#### [The data]

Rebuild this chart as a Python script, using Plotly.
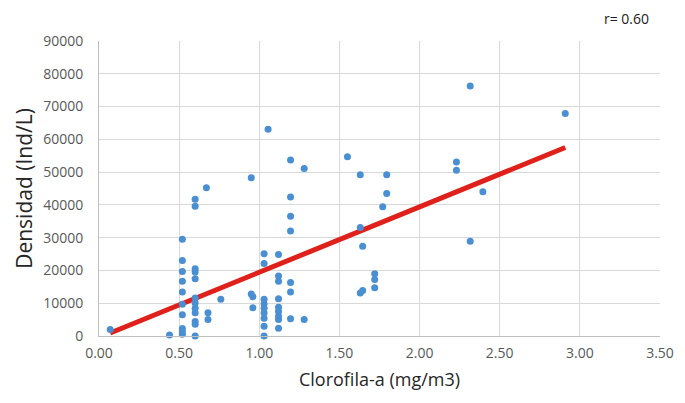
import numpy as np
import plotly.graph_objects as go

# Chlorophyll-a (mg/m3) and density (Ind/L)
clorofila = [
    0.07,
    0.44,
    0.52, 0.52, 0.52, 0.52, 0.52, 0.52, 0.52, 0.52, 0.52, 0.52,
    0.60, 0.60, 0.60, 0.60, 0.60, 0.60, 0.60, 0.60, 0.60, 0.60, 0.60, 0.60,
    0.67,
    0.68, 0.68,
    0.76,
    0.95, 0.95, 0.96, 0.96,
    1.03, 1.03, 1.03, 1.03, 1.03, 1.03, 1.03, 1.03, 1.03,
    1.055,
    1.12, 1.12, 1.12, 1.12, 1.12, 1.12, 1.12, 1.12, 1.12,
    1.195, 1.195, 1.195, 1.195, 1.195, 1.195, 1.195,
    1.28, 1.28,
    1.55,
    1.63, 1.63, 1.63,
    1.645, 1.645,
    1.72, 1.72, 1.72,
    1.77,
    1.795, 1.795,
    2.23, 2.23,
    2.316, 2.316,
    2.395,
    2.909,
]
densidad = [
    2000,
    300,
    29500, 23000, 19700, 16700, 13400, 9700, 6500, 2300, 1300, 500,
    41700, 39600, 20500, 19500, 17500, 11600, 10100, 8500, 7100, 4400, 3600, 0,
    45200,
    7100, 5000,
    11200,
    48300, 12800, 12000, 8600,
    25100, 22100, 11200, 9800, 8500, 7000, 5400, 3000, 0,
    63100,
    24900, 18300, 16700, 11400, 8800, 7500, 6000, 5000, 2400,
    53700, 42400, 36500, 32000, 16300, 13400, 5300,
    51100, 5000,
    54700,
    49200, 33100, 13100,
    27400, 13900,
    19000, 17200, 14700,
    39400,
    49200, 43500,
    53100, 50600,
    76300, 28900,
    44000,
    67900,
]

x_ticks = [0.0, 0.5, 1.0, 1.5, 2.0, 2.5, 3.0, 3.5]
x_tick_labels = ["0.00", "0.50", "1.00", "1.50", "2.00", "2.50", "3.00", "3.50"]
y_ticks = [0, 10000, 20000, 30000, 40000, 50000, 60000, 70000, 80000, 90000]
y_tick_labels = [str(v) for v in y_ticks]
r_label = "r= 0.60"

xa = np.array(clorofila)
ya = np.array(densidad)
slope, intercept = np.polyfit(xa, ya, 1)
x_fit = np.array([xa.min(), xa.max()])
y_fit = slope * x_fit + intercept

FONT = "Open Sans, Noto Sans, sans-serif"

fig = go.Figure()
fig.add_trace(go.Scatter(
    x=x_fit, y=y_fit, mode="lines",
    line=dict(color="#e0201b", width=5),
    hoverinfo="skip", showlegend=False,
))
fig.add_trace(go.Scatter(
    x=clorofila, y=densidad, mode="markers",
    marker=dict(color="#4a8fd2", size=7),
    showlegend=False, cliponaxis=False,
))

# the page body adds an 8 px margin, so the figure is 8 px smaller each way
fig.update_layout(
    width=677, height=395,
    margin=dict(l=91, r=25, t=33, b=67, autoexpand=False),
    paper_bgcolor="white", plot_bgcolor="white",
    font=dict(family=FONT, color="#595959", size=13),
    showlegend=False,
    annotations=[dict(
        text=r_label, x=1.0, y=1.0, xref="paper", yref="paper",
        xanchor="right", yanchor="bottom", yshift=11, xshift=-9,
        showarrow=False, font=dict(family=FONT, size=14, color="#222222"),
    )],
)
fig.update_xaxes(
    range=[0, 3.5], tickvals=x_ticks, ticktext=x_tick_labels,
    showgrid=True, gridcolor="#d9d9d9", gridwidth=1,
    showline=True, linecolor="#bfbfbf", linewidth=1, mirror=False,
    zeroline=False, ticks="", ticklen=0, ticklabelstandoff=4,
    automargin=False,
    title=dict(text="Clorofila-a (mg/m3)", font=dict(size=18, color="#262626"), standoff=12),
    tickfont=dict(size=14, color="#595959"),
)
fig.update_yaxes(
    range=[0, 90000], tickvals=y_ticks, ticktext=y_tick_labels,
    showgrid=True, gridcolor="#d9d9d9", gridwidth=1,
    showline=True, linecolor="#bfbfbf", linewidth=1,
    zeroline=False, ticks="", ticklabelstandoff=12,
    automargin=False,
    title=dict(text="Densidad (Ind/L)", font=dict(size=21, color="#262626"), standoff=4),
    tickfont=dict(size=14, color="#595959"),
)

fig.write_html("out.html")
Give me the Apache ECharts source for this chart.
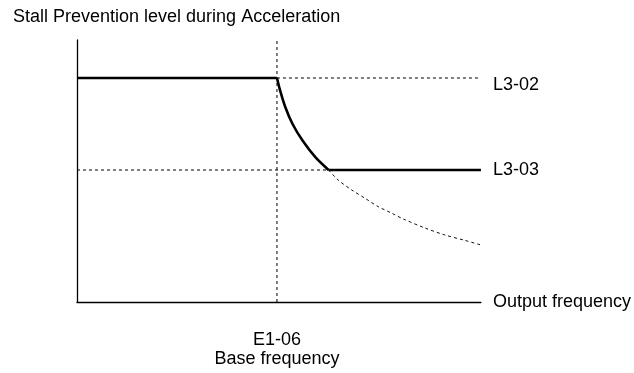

#### [Exercise task]
Determine how many lines of the data contain the word "this", and reply with that number only.

#### [Task answer]
2